10. The system according to claim 9, wherein the number of environmental conditions sensors comprises at least one of a temperature sensor and a humidity sensor.

11. The system according to claim 10, wherein the number of environmental condition sensors comprises a temperature sensor and a humidity sensor.

12. The system according to claim 3, wherein the trained machine learning system is structured and configured to characterize the degree of wear by determining a usage index based on at least the received shock and/or vibration data, and wherein the controller is structured and configured to generate the alert when the determined usage index exceeds a certain predetermined threshold value.

13. The system according to claim 12, wherein the usage index is generated using Miner's rule.

14. The system according to claim 1, wherein the controller is part of the mobility system.

15. The system according to claim 1, wherein the controller is part of a remote computing system in electrical communication with the mobility system.

16. The system according to claim 1, wherein the trained machine learning system comprises a regression model.

17. The system according to claim 14, wherein the regression model is a time-series regression model.

18. A method of monitoring a condition of a mobility system, comprising: generating data indicative of use of the mobility system using a number of sensors;receiving the data in a trained machine learning system;characterizing a lifecycle stage of the mobility system using the trained machine learning system based on at least the received data; andgenerating an alert for required maintenance for and/or predicted breakdown of the mobility system based on the characterized lifecycle stage.

19. The method according to claim 18, wherein the data is shock and/or vibration data indicative of one or more shocks and/or vibrations experienced by the mobility system during use.

20. The method according to claim 19, wherein the lifecycle stage includes a degree of wear on the mobility system.

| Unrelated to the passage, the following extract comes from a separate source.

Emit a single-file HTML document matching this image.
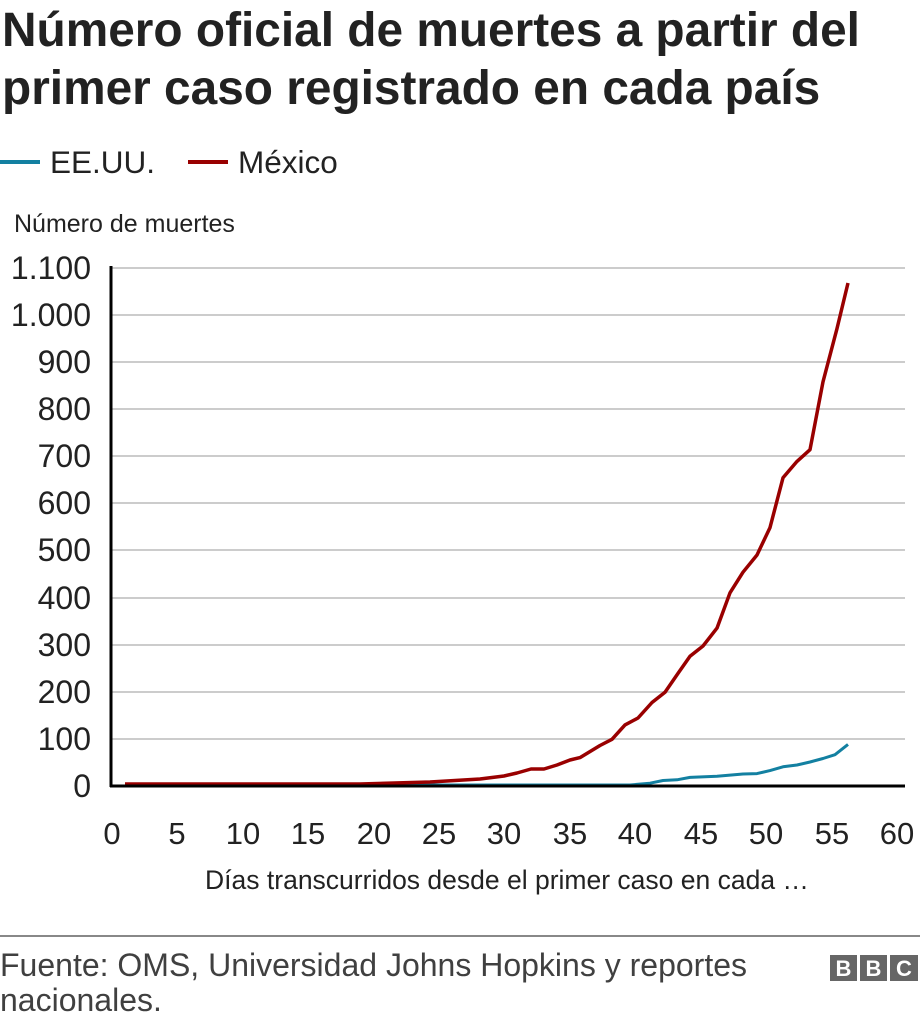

21. The method according to claim 18, wherein the number of sensors includes at least one accelerometer.

22. The method according to claim 18, wherein the number of sensors includes a magnetometer.

23. The method according to claim 18, wherein the number of sensors includes a gyroscope.

24. The method according to claim 18, wherein the number of sensors includes at least one accelerometer and at least one of a magnetometer or a gyroscope.

25. The method according to claim 24, wherein the number of sensors includes at least one accelerometer, a magnetometer, and a gyroscope.

26. The method according to claim 18, further comprising generating environmental condition data indicative of one or more environmental conditions around the mobility system during use of the mobility system using a number of environmental conditions sensors coupled to the mobility system, and receiving the environmental condition data in the trained machine learning system, wherein the characterizing comprises characterizing the degree of wear based on the received shock and/or vibration data and the environmental condition data.

27. The method according to claim 26, wherein the number of environmental conditions sensors comprises at least one of a temperature sensor and a humidity sensor.

28. The method according to claim 27, wherein the number of environmental condition sensors comprises a temperature sensor and a humidity sensor.

29. The method according to claim 20, wherein the trained machine learning system is structured and configured to characterize the degree of wear by determining a usage index based on at least the received shock and/or vibration data, and wherein the alert is generated when the determined usage index exceeds a certain predetermined threshold value.

30. The method according to claim 29, wherein the usage index is generated using Miner's rule.

31. The method according to claim 18, wherein the trained machine learning system is provided as part of the mobility system.

32. The method according to claim 18, wherein the trained machine learning system is provided as part of a remote computing system in electrical communication with the mobility system.

33. The method according to claim 18, wherein the trained machine learning system comprises a regression model.

34. The method according to claim 18, wherein the regression model is a time-series regression model.